In contrast, Web 2.0 is commonly associated with web applications which facilitate interactive information sharing and collaboration on the WWW. A Web 2.0 site allows its users to interact with other users or to change website content. Examples of Web 2.0 include web-based communities, web applications, social-networking sites, video-sharing sites, wikis, blogs, among others.
Web 2.0 websites allow users to do more than just retrieve information. They can build on the interactive facilities of Web 1.0 and own the data on a Web 2.0 site and exercise control over that data. Web 2.0 websites typically include some of the following features and techniques. Andrew McAfee used the acronym SLATES to refer to them:
  • Search: finding information through keyword search.
  • Links: guides to other related information.
  • Authoring: the ability to create and update content leads to the collaborative work of many rather than just a few web authors. In wikis, users may extend, undo and redo each other's work. In blogs, posts and the comments of individuals build up over time.
  • Tags: categorization of content by users adding one-word descriptions to facilitate searching, without dependence on pre-made categories.
  • Extensions: software that makes the Web an application platform as well as a document server.
  • Signals: The use of syndication technology such as RSS to notify users of content changes.

In our ICT course, the weekly task regarding this topic consisted of creating a static web page using a Web 2.0 application (a blog in http://www.wordpress.com/). We had to build a portfolio in which we show our profile as an English teacher and as a professional in the ELT field. This site has academic information that might be of interest to the ELT world.
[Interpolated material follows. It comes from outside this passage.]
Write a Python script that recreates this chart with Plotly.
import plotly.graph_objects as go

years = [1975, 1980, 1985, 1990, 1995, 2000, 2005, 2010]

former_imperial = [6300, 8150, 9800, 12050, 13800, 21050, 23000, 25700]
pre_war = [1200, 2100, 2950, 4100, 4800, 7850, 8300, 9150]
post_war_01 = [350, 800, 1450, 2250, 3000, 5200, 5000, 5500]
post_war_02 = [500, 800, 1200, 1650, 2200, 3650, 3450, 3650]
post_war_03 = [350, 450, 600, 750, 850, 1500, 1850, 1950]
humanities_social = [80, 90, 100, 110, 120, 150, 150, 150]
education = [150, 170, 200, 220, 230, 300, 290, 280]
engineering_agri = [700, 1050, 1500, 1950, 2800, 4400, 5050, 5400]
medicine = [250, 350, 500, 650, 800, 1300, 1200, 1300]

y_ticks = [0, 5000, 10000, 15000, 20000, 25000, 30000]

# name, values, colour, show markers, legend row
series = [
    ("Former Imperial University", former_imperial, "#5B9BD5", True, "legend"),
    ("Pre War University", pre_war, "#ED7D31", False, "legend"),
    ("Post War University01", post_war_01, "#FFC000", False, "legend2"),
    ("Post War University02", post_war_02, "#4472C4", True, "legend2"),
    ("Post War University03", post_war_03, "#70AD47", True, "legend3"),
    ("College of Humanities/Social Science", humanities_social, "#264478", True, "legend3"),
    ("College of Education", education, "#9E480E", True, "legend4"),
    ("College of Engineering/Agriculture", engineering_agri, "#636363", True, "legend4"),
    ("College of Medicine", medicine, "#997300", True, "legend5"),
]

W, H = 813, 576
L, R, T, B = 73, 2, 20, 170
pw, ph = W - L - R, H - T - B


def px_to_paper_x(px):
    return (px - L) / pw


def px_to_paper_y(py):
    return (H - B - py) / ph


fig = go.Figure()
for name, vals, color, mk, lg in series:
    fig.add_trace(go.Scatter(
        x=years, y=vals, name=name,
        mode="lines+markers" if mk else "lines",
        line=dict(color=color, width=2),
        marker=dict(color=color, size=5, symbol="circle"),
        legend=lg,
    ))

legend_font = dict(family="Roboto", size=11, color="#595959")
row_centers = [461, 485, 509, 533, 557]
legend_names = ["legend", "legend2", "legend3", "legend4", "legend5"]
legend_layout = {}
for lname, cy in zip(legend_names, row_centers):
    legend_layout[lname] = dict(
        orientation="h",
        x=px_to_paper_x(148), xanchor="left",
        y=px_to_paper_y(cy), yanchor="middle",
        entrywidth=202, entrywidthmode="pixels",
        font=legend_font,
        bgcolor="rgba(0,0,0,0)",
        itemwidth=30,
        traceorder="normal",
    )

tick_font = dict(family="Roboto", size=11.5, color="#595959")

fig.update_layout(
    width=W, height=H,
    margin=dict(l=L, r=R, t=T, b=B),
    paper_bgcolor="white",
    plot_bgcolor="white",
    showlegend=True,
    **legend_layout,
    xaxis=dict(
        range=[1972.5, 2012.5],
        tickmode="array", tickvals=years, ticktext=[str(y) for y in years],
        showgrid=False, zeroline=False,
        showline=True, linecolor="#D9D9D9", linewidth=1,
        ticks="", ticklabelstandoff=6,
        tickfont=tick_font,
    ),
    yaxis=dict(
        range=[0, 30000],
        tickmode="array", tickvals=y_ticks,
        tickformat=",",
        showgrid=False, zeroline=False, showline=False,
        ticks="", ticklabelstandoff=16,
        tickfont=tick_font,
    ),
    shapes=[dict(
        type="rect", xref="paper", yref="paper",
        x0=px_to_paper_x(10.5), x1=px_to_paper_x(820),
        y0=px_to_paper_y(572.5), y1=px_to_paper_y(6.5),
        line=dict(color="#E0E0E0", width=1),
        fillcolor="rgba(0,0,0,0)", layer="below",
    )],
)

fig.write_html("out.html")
This was a good experience and we learned how to combine new tools and adding, modifying and even deleting information.

My URL in Wordpress is: http://cireneramirez.wordpress.com/ Feel free to visit it and enjoy it.
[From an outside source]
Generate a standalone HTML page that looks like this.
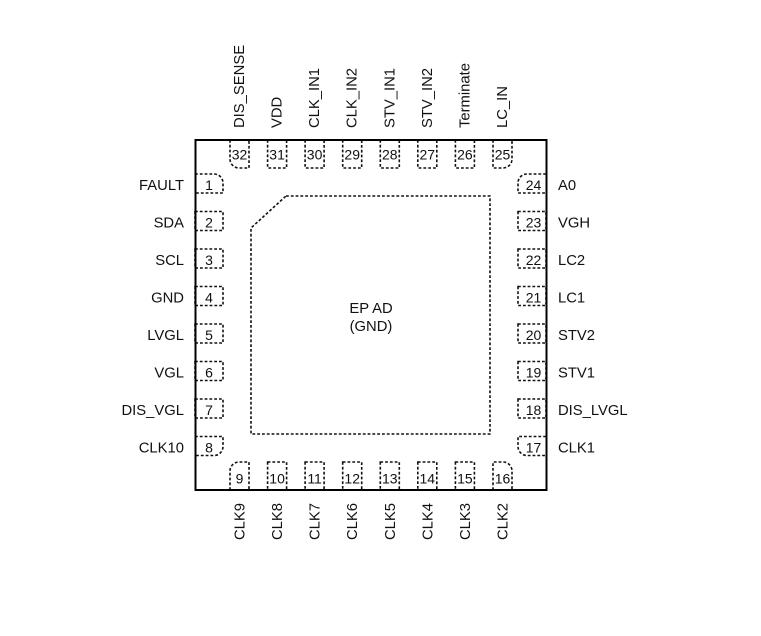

(1) http://en.wikipedia.org/wiki/World_Wide_Web

Week #2: ICTs in ELT

This week, we learned and discussed the topic of ICT in the field of English Language Teaching. ICT stands for Information and Communication Technology and it covers all technical means for processing and communicating information. This term is often used to describe digital technologies including methods for communication (transmission techniques, communications equipment, media) as well as techniques for storing and processing information (computing, data storage, etc.)
In our world, technology is changing so fast that people need to adjust and adapt to new trends and innovations in order for them to be updated and not to get left behind. In the case of education, both teachers and students should know how to use the new tools offered by technology and apply them in their daily life, specially in their learning/teaching contexts.
Nowadays, there are many associations around the world that integrate technology with language teaching in order to engage students in the language learning process. To fulfill this task, certain conditions are required. For example, it is mandatory at least to have Internet access and a computer. And it is also important to know the web tools available for this purpose and how to use them. A combination of all these aspects allow people to make use of ICTs in ELT effectively. However, this is an ideal context. In many cases teachers and/or students do not have either the money or the facilities to use ICTs.
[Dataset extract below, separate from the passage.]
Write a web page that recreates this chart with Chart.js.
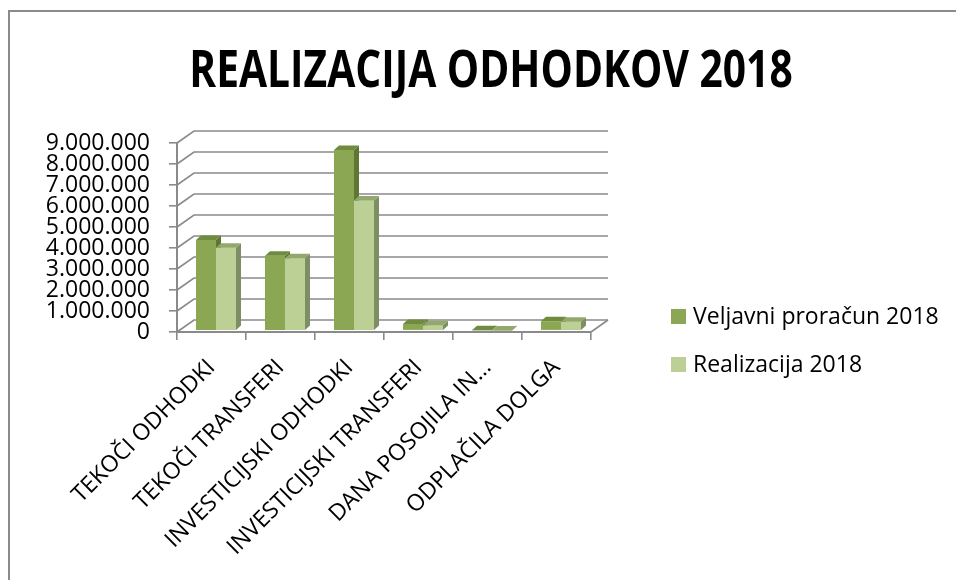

In Venezuela, it is very difficult to use ICTs in all teaching contexts since most schools and universities need money and infrastructure in the first place. In my case, I teach at the Instituto Venezolano de Investigaciones Científicas (IVIC) and the availability of technological facilities is reasonable. There is one English lab with 15 computers approximately with free Internet access. Students have English lessons twice a week and can make use of the lab any time they want. Audio and video tools are also used in class as well as the Moodle platform to have extra practice and reinforce what learned in class. Nevertheless, I have never used with my students blogs or wikis to engage them in collaborative and interactive tasks. I think it would be interesting to create a wiki or a class blog aimed at students of science to promote active participation and collaboration while learning English.